▶ Problem details
Locate and copy all lines bearing the word "diagram".

▶ Data listing
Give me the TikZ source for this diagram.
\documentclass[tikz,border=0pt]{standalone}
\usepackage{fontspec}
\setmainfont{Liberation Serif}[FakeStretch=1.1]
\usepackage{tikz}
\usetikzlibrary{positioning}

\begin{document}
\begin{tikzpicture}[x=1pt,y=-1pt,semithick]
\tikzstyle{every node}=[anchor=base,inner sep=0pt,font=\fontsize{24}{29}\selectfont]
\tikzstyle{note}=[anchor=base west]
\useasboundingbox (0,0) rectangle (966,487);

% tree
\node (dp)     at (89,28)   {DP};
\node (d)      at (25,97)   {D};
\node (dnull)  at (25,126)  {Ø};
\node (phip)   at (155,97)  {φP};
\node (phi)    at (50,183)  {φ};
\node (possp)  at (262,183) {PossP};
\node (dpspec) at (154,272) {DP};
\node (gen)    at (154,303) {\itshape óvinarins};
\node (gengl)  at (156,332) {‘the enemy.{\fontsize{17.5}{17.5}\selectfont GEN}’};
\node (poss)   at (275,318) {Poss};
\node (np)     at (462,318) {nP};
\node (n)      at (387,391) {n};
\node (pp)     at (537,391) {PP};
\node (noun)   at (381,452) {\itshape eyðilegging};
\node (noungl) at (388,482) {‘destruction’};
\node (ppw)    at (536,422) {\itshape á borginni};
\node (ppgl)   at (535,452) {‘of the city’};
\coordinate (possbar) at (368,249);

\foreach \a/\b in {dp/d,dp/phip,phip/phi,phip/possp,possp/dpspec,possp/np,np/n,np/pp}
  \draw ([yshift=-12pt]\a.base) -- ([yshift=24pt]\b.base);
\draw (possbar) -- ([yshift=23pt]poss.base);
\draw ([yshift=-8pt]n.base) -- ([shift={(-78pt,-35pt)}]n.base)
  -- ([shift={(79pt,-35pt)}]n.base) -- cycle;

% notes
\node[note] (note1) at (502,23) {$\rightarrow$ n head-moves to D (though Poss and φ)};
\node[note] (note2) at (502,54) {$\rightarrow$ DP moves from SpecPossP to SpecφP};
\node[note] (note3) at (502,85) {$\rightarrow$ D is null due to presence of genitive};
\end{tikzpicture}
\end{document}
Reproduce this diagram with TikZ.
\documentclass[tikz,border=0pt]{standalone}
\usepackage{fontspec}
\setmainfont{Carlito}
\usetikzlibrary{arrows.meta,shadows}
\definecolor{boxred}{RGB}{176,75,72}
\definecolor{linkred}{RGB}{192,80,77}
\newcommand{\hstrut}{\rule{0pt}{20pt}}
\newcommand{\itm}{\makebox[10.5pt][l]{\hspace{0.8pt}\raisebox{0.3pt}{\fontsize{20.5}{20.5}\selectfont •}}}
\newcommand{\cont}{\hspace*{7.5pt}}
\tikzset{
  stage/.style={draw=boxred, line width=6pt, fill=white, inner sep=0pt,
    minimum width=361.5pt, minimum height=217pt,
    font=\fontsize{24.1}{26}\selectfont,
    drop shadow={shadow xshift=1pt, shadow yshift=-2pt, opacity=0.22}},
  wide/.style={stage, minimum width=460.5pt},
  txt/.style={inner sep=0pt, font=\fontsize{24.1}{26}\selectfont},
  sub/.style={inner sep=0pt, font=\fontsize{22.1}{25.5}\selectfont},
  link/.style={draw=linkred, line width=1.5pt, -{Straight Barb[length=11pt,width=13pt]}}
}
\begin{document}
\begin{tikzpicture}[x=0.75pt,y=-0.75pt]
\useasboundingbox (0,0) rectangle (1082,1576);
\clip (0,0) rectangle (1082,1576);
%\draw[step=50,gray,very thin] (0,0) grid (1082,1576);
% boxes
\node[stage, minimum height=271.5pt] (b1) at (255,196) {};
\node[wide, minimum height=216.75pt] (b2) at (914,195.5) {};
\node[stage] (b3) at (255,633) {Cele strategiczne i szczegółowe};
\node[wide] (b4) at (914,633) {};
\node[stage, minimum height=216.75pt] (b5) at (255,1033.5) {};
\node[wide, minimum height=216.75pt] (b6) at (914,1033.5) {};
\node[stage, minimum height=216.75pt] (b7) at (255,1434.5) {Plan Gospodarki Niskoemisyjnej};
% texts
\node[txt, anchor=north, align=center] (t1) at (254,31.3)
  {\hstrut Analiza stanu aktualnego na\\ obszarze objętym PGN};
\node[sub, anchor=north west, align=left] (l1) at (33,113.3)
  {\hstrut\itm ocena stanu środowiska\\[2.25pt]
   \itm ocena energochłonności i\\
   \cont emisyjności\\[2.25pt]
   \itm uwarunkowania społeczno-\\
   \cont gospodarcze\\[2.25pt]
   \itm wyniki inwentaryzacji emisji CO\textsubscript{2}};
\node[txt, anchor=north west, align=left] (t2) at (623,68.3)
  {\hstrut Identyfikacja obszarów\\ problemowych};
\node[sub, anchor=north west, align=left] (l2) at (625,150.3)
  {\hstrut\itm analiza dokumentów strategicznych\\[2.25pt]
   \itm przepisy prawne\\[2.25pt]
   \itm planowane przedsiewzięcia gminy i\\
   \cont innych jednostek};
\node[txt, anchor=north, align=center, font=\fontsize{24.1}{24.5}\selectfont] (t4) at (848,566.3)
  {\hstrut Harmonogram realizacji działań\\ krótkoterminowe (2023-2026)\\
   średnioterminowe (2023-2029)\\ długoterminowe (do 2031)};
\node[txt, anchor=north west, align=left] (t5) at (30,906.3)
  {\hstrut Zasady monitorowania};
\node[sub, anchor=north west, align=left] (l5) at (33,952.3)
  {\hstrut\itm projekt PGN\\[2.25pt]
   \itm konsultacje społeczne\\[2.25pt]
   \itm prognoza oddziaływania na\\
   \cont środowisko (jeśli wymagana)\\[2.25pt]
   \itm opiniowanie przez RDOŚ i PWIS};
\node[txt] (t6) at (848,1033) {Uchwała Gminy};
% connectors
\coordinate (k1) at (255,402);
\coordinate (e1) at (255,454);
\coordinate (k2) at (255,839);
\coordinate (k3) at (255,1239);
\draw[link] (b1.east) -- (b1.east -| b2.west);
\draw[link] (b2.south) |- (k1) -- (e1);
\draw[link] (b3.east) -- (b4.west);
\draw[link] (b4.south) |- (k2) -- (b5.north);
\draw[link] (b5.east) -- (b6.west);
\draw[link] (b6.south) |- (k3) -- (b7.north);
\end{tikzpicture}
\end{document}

* * *

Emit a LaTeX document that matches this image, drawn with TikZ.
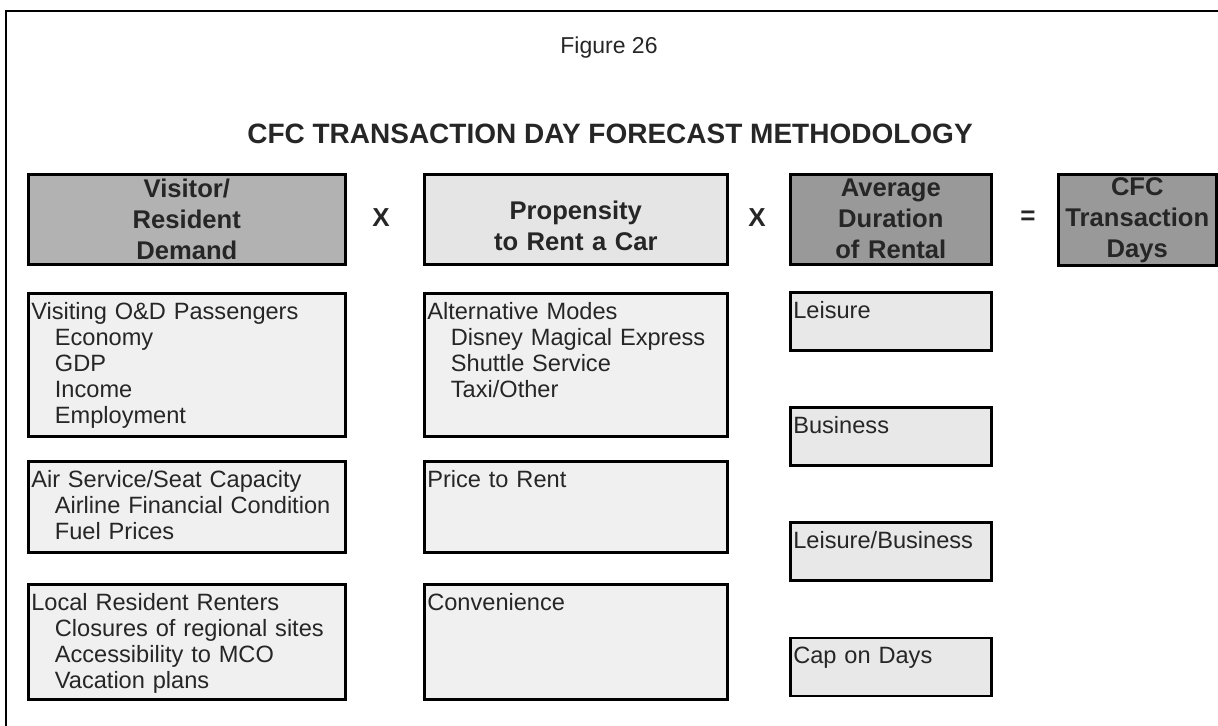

--

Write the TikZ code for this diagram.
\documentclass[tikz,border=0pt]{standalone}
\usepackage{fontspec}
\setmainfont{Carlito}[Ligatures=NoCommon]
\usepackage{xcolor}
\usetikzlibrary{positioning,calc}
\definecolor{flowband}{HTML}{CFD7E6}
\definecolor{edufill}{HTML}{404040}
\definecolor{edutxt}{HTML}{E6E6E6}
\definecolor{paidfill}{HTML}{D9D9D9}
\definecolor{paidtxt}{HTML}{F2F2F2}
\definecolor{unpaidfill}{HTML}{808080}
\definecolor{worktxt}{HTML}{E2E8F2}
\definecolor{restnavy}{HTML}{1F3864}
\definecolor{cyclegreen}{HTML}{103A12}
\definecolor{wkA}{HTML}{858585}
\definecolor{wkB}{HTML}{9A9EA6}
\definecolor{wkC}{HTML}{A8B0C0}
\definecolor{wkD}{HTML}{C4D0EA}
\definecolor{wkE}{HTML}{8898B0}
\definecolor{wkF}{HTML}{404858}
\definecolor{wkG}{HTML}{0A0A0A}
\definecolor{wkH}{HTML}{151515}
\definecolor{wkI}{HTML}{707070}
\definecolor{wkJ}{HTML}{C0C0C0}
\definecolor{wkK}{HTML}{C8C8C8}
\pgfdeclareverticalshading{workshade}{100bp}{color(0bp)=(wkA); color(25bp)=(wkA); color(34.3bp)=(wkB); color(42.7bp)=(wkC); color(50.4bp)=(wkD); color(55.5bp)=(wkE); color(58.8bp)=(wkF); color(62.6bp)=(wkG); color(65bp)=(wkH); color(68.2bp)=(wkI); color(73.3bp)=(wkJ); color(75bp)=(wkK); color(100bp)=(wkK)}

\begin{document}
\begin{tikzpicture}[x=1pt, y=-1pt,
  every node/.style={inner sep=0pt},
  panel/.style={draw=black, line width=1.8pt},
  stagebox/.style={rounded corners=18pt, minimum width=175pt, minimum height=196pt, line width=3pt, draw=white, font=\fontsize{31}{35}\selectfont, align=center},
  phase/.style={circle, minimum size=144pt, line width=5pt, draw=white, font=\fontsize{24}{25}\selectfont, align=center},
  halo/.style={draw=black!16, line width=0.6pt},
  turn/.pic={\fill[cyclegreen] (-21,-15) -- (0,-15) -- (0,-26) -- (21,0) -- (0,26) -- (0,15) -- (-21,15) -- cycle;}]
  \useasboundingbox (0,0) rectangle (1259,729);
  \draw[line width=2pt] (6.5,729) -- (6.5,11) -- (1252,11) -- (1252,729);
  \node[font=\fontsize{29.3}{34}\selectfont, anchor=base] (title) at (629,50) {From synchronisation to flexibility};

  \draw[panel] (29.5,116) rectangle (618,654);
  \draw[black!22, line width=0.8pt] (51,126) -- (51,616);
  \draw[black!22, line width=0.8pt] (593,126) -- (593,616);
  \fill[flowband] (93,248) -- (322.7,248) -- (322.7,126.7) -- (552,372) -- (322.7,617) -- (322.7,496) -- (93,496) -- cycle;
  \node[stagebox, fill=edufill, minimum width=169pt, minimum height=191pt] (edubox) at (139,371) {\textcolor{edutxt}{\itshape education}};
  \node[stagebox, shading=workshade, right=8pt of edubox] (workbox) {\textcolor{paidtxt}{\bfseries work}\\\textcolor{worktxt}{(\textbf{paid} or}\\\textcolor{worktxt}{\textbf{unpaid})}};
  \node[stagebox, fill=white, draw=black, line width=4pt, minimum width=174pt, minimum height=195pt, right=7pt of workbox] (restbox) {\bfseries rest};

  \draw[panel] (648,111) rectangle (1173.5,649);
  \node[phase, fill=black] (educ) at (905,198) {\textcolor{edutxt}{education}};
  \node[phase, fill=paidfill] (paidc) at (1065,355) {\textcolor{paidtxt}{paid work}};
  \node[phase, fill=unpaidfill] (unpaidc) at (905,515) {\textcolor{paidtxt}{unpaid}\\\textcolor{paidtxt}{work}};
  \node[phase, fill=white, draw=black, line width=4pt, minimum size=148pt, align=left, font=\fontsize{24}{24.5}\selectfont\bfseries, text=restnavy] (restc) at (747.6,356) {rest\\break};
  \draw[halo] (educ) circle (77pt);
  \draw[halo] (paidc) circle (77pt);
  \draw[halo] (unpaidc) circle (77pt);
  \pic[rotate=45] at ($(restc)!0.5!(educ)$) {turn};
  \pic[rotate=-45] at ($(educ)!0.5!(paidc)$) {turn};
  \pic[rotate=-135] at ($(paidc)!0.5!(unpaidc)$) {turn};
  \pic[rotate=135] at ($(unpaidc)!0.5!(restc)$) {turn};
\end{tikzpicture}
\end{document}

▶ Finished task
Give me the TikZ source for this diagram.
Reproduce this diagram with TikZ.
Write the TikZ code for this diagram.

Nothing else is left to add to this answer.